Dashboard frontman to play acoustic set in Aspen | AspenTimes.com

Dashboard frontman to play acoustic set in Aspen

Stewart Oksenhorn
The Aspen Times
Aspen, CO, Colorado
Nelson HuaChris Carrabba, leader of Dashboard Confessional, plays a solo acoustic show Saturdat at Belly Up Aspen.

ASPEN – Chris Carrabba seems like anything but a punk – more like the antithesis of a punk. His lyrics are sensitive and self-reflective. Dashboard Confessional, the band he has led since 2000, has an intense relationship with its fans, but it is an intensity built not on shared anger but on a common empathy for human emotions and experiences. Carrabba is handsome, and he sings on key – punk no-nos.

There is a series of YouTube clips from a 2009 show Carrabba did in Florida, the state where he grew up. The performance is Carrabba playing solo with an acoustic guitar in front of an audience that seems to know every word of every song. It seems like the natural setting for Carrabba to perform.

Yet, for a long time, Carrabba saw himself as influenced more by Johnny Rotten than by Bob Dylan. Dashboard Confessional, which hit big with the mid-’00 albums “A Mark, a Mission, a Brand, a Scar” and “Dusk and Summer,” was, in Carrabba’s eyes, an outgrowth of punk rock. But Carrabba also had absorbed a lot of the great singer-songwriters from Bob Dylan to Townes van Zandt to Steve Earle. So much of it, in fact, that it may have started to seem like sonic wallpaper that eventually he barely noticed.

“That tradition of singer-songwriters, I didn’t realize I was being influenced by, that I didn’t realize until a few years ago was such an influence,” Carrabba said from his home near Fort Lauderdale. “I didn’t see these things as being so instructional. But the music incubates and sits inside you somewhere.”

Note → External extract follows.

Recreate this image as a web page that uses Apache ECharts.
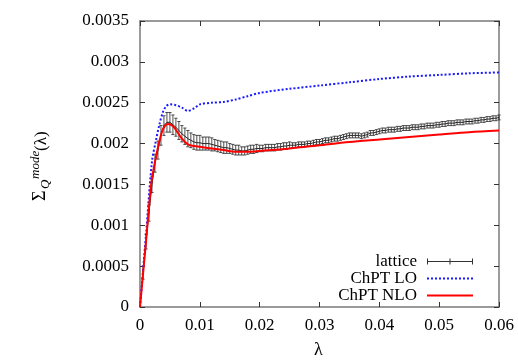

There was another influence that Carrabba was so intensely aware of that he tried intentionally to shake it off. These were the Cure, Morrissey and the Smiths, the English ’80s bands that specialized in a more sensitive type of gloominess than the punks.

“Those influences were obvious,” Carrabba said. “I could hear them as I was making my music. It was so obvious that I started trying not to do it. I was trying to veer away and not get into the trappings of that.”

Eventually, Carrabba embraced that influence. And when he did, he became one of the most prominent figures in modern-day emo, a term whose roots date back to the mid-’80s punk scene in Washington, D.C.

“Now, as a seasoned guy, I’m more impressed” with that set of influences, he said. “They’re not so much trappings – they’re brilliant. I would think at the time, there’s nothing new there; I don’t want to be one of those guys.”

More recently, Carrabba has been discovering his relationship with the singer-songwriters. That discovery hasn’t affected the newer songs he has written, but it has allowed him to look at his older songs in a different way. “I think I can see a linear connection that I didn’t see before,” he said.

No matter how Carrabba has viewed his material, he has always been able to foster an extremely tight connection with his audience.

“I think that’s the rewarding part, and that’s my goal,” he said. “Every singer wants to do that. That’s the paramount thing.”

When Carrabba makes his Aspen debut, Saturday at Belly Up, it will be as direct a connection with the crowd as possible – he appears with nothing but his guitar.

“On a base level, that’s terrifying,” he said. “And I respond well to that, that the whole thing is sitting on the edge, there’s no band to bail you out. If you’re not doing it, it doesn’t happen. You have to connect with the song and the audience; you have to get really deep into it in order to make it captivating. Without that, it’s just ordinary. But when you allow yourself to get that deep, it can get interesting.

“Just being one guy, trying to express myself through a song – I have experience doing that.”